Chances are you will find different sets of guidelines across the church’s dioceses in Canada as to what skills and knowledge you must possess to become a candidate for ordination.

This situation may soon change.

A commission mandated by General Synod 2010 to identify competencies for priests has completed a final draft, and the Faith, Worship and Ministry Committee (FWM) presented it to the Council for General Synod (CoGS) for information and discussion. The list of competencies and examples of how they are manifested will ultimately be submitted by the FWM for approval to the 2013 General Synod in Ottawa.

“This is a document by the church, for the church,” Canon Eric Beresford, commission member, told CoGS at its fall meeting Nov. 15 to 18.

The document recognizes “the rapidly changing and increasing demand for ministry,” and prepares the church “whatever shape it may come in the future,” said Beresford.

Archbishop Colin Johnson, metropolitan of the ecclesiastical province of Ontario, said the competencies helps to make the selection “a much fairer process” and could also be used by clergy as a “road map for ongoing professional development and growth.”

The Rev. Doug Reble, the ELCIC representative to CoGS, called the document “an exquisite piece of work that will help to identify good candidates for ministry.”

Canon Terry Leer, of the ecclesiastical province of Rupert’s Land, expressed the hope that the list won’t be “a checklist by which we bludgeon people into self-doubt and berating.” Beresford responded by saying that, on the contrary, it “can help support us in what we do.”

The competencies were identified after extensive consultation with heads of theological colleges, provincial synods, diocesan committees of ministry, the primate, and the national indigenous Anglican bishop, among others. The commission also studied materials from the Theological Education for the Anglican Communion (TEAC) and from the Association of Theological Schools in Canada and the U.S.

According to the Primate’s Commission on Theological Education and Formation for Presbyteral Ministry, candidates for ordination must possess the following competencies:

· have a personal faith and spiritual life adequate to leading others;

· understand who we are as people of God and what it means to be Anglican within the wider Christian family;

· be able to translate that rich tradition into the real life of the actual communities and contexts where we minister;

· have the capacities to provide effective leadership in the communities we are called to serve; be able to teach, mentor and support the development of the ministry of the whole people of God.
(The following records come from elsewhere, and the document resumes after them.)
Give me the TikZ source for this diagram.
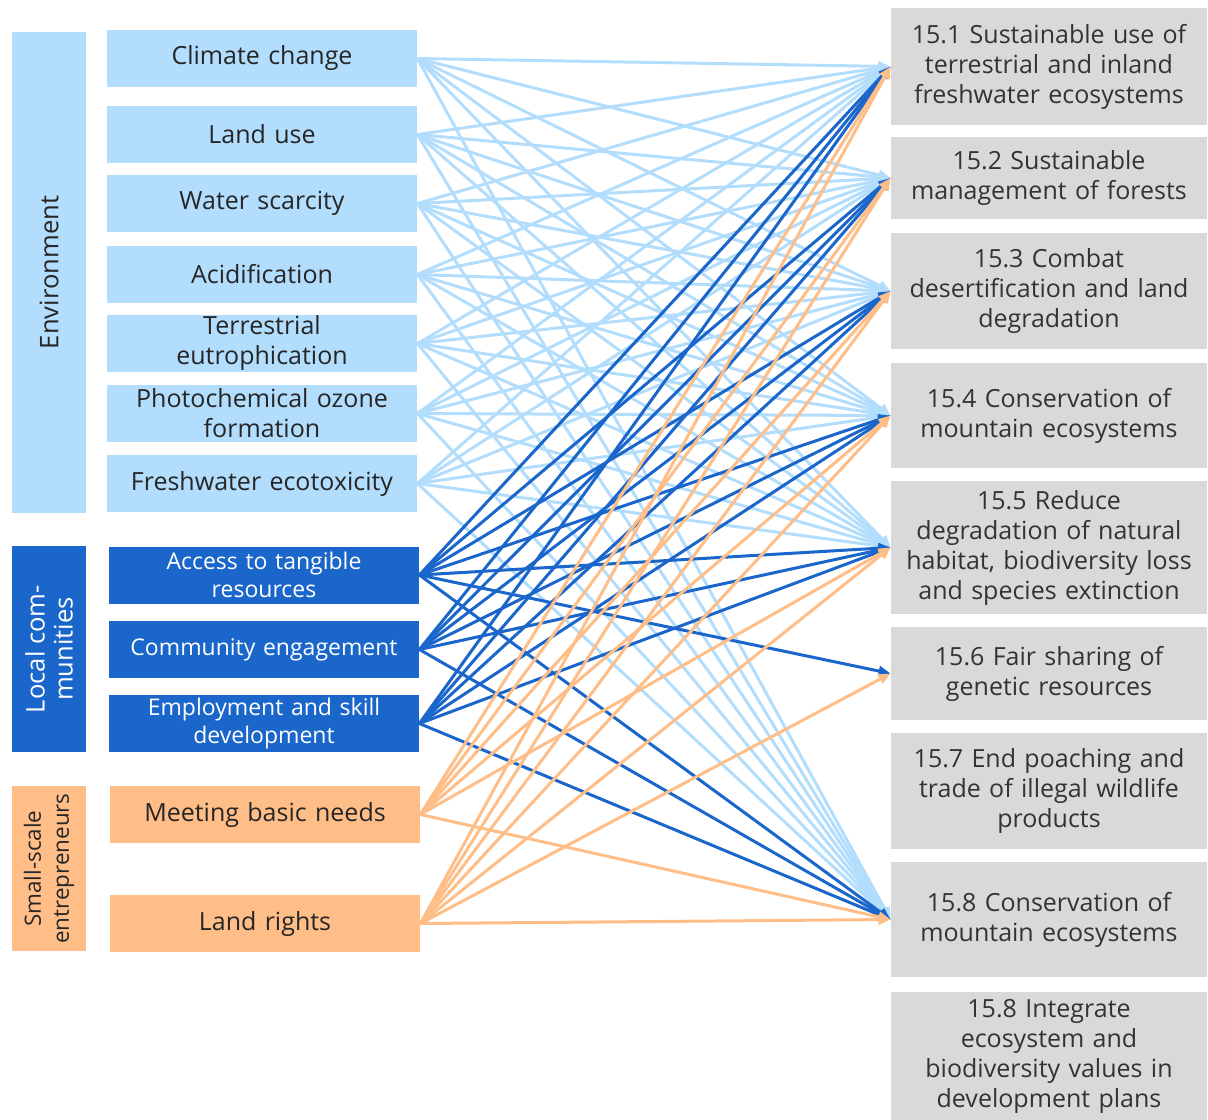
\documentclass[tikz,border=0pt]{standalone}
\usepackage{fontspec}
\setmainfont{Open Sans}
\usetikzlibrary{arrows.meta}
\definecolor{envblue}{HTML}{B3DDFD}
\definecolor{locblue}{HTML}{1A66CA}
\definecolor{smorange}{HTML}{FFBE88}
\definecolor{sdggray}{HTML}{D9D9D9}
\definecolor{txtgray}{HTML}{333333}
\begin{document}
\begin{tikzpicture}[x=0.5pt, y=-0.5pt, font=\fontsize{12.5}{15}\selectfont, line join=round, >={Triangle[length=6pt,width=5pt]},
	src/.style={minimum width=155pt, minimum height=28.5pt, inner sep=0pt, align=center, text width=154pt},
	grp/.style={rotate=90, minimum height=37pt, inner sep=0pt, align=center},
	sdg/.style={fill=sdggray, text=txtgray, minimum width=158pt, inner sep=0pt, align=center, text width=156pt},
	lnk/.style={->, line width=1.5pt}]
	\useasboundingbox (0,0) rectangle (1208,1119);
	\node[grp, fill=envblue, text=black!85, minimum width=240.5pt, font=\fontsize{12.8}{14}\selectfont] (env) at (49,272.5) {Environment};
	\node[grp, fill=locblue, text=white, minimum width=103pt, font=\fontsize{12.8}{14}\selectfont] (loc) at (49,649) {Local com-\\munities};
	\node[grp, fill=smorange, text=black!85, minimum width=82.5pt, font=\fontsize{11.2}{14}\selectfont] (sme) at (49,868.5) {Small-scale\\entrepreneurs};
	\foreach \n/\y/\txt in {clim/58.5/Climate change, landuse/134.5/Land use, water/203.5/Water scarcity, acid/274.5/Acidification, eutro/343.5/{Terrestrial\\eutrophication}, ozone/413.5/{Photochemical ozone\\formation}, fresh/483.5/Freshwater ecotoxicity}
		\node[src, fill=envblue, text=black!85] (\n) at (262,\y) {\txt};
	\foreach \n/\y/\txt in {access/575/{Access to tangible\\resources}, commu/649.5/Community engagement, employ/723.5/{Employment and skill\\development}}
		\node[src, fill=locblue, text=white, font=\fontsize{11.5}{14}\selectfont] (\n) at (264,\y) {\txt};
	\foreach \n/\y/\txt in {needs/814.5/Meeting basic needs, rights/923.5/Land rights}
		\node[src, fill=smorange, text=black!85] (\n) at (265,\y) {\txt};
	\foreach \n/\y/\h/\txt in {sdg1/66.5/58.5/{15.1 Sustainable use of\\terrestrial and inland\\freshwater ecosystems}, sdg2/178/41/{15.2 Sustainable\\management of forests}, sdg3/291/58/{15.3 Combat\\desertification and land\\degradation}, sdg4/415.5/52.5/{15.4 Conservation of\\mountain ecosystems}, sdg5/547.5/66.5/{15.5 Reduce\\degradation of natural\\habitat, biodiversity loss\\and species extinction}, sdg6/673.5/46.5/{15.6 Fair sharing of\\genetic resources}, sdg7/791/58/{15.7 End poaching and\\trade of illegal wildlife\\products}, sdg8/919.5/57.5/{15.8 Conservation of\\mountain ecosystems}, sdg9/1056/64/{15.8 Integrate\\ecosystem and\\biodiversity values in\\development plans}}
		\node[sdg, minimum height=\h pt] (\n) at (1049,\y) {\txt};
	\foreach \s in {clim,landuse,water,acid,eutro,ozone,fresh}
		\foreach \t in {sdg1,sdg2,sdg3,sdg4,sdg5,sdg8}
			\draw[lnk, envblue] (\s.east) -- (\t.west);
	\foreach \s/\t in {access/sdg1,access/sdg2,access/sdg3,access/sdg4,access/sdg5,access/sdg6,access/sdg8,commu/sdg1,commu/sdg2,commu/sdg3,commu/sdg4,commu/sdg5,commu/sdg8,employ/sdg1,employ/sdg2,employ/sdg3,employ/sdg4,employ/sdg5,employ/sdg8}
		\draw[lnk, locblue] (\s.east) -- (\t.west);
	\foreach \s/\t in {needs/sdg1,needs/sdg2,needs/sdg3,needs/sdg4,needs/sdg5,needs/sdg8,rights/sdg1,rights/sdg2,rights/sdg3,rights/sdg4,rights/sdg5,rights/sdg6,rights/sdg8}
		\draw[lnk, smorange] (\s.east) -- (\t.west);
\end{tikzpicture}
\end{document}
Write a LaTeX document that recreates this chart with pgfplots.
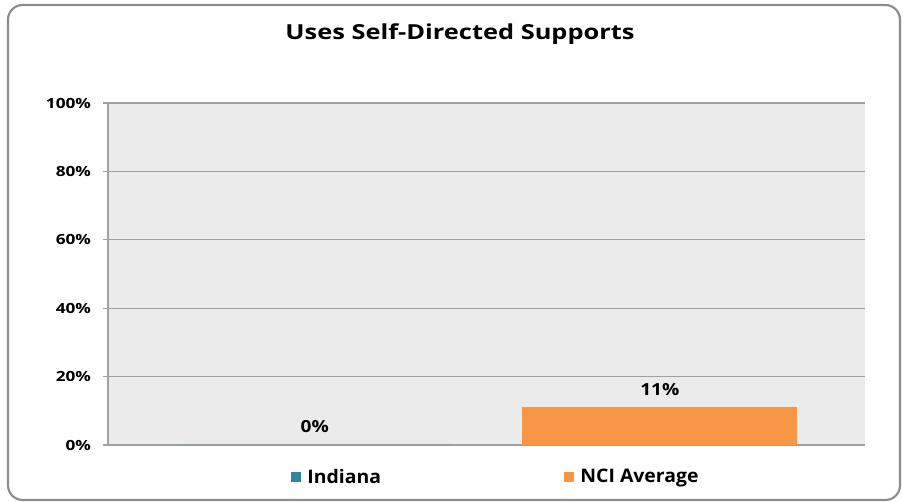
\documentclass[border=0pt]{standalone}
\usepackage{fontspec}
\setmainfont{Open Sans}
\newfontfamily\wideA{Open Sans}[FakeStretch=1.23]
\newfontfamily\wideB{Open Sans}[FakeStretch=1.15]
\newfontfamily\wideC{Open Sans}[FakeStretch=1.04]
\usepackage{pgfplots}
\pgfplotsset{compat=1.18}
\definecolor{bgc}{HTML}{EBEBEB}
\definecolor{gridc}{HTML}{A0A0A0}
\definecolor{orangec}{HTML}{F79646}
\definecolor{tealc}{HTML}{31859C}
\definecolor{framec}{HTML}{8C8C8C}
\begin{document}
\begin{tikzpicture}
\useasboundingbox (0pt,0pt) rectangle (677.25pt,376.5pt);
\draw[framec, line width=1.6pt, rounded corners=11pt] (6pt,1.5pt) rectangle (675pt,372.75pt);
\node[font=\wideA\bfseries\fontsize{15.5}{18}\selectfont] at (345pt,351pt) {Uses Self-Directed Supports};
\begin{axis}[
  at={(81pt,42.75pt)}, anchor=south west,
  scale only axis, width=567.75pt, height=256.5pt,
  xmin=0, xmax=1, ymin=0, ymax=100,
  axis background/.style={fill=bgc},
  axis x line*=bottom, axis y line*=left,
  axis line style={gridc, line width=0.8pt, -},
  xtick=\empty,
  ytick={0,20,40,60,80,100},
  yticklabel={\pgfmathprintnumber{\tick}\%},
  /pgf/number format/assume math mode=true,
  yticklabel style={font=\wideA\bfseries\fontsize{10.5}{12}\selectfont, xshift=-5.5pt},
  tick align=outside, major tick length=3.75pt,
  tick style={gridc, line width=0.8pt},
  ymajorgrids, grid style={gridc, line width=0.8pt},
  ybar, bar width=0.363,
  nodes near coords={\pgfmathprintnumber{\pgfplotspointmeta}\%},
  every node near coord/.append style={font=\wideB\bfseries\fontsize{12.5}{14}\selectfont, anchor=center, yshift=13.5pt, text=black},
  legend columns=2,
  legend style={at={(0.513,-0.094)}, anchor=center, draw=none, fill=none,
    font=\wideC\bfseries\fontsize{14}{16}\selectfont,
    /tikz/every odd column/.append style={column sep=2.5pt},
    /tikz/every even column/.append style={column sep=135.5pt}},
  legend image code/.code={\fill[#1] (0pt,-3.5pt) rectangle (7.5pt,4pt);},
]
\addplot[fill=tealc, draw=none, bar shift=0pt] coordinates {(0.273,0)};
\addlegendentry{Indiana}
\addplot[fill=orangec, draw=none, bar shift=0pt] coordinates {(0.729,11)};
\addlegendentry{NCI Average}
\end{axis}
\end{tikzpicture}
\end{document}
The call to identify these competencies emerged after the Canadian House of Bishops expressed concern that the lack of guidelines within the church hampered the transferability of priests from diocese to diocese. There was also “ecumenical pressure” from the Evangelical Lutheran Church in Canada (ELCIC), the church’s full communion partner, which has its own set of requirements.

The competencies should not be seen as a set of standards nor a curriculum for theological education, Canon Eric Beresford told CoGS. Rather, it is “one tool amongst many” that can be used in the early stages of the candidacy process, by discernment and candidacy committees, and candidates themselves.

It is also an “aspirational document that will propel us to do our best,” said Beresford. The commission, in its report, said the list of competencies could be used by priests as guides in self-reflection “to help discern areas for continued growth, formation and education.”

They can also be used in conducting ministry reviews by bishops, peers and others who work with priests “to develop excellence and health in ministry,” said the report. And, they can be useful for theological education programs.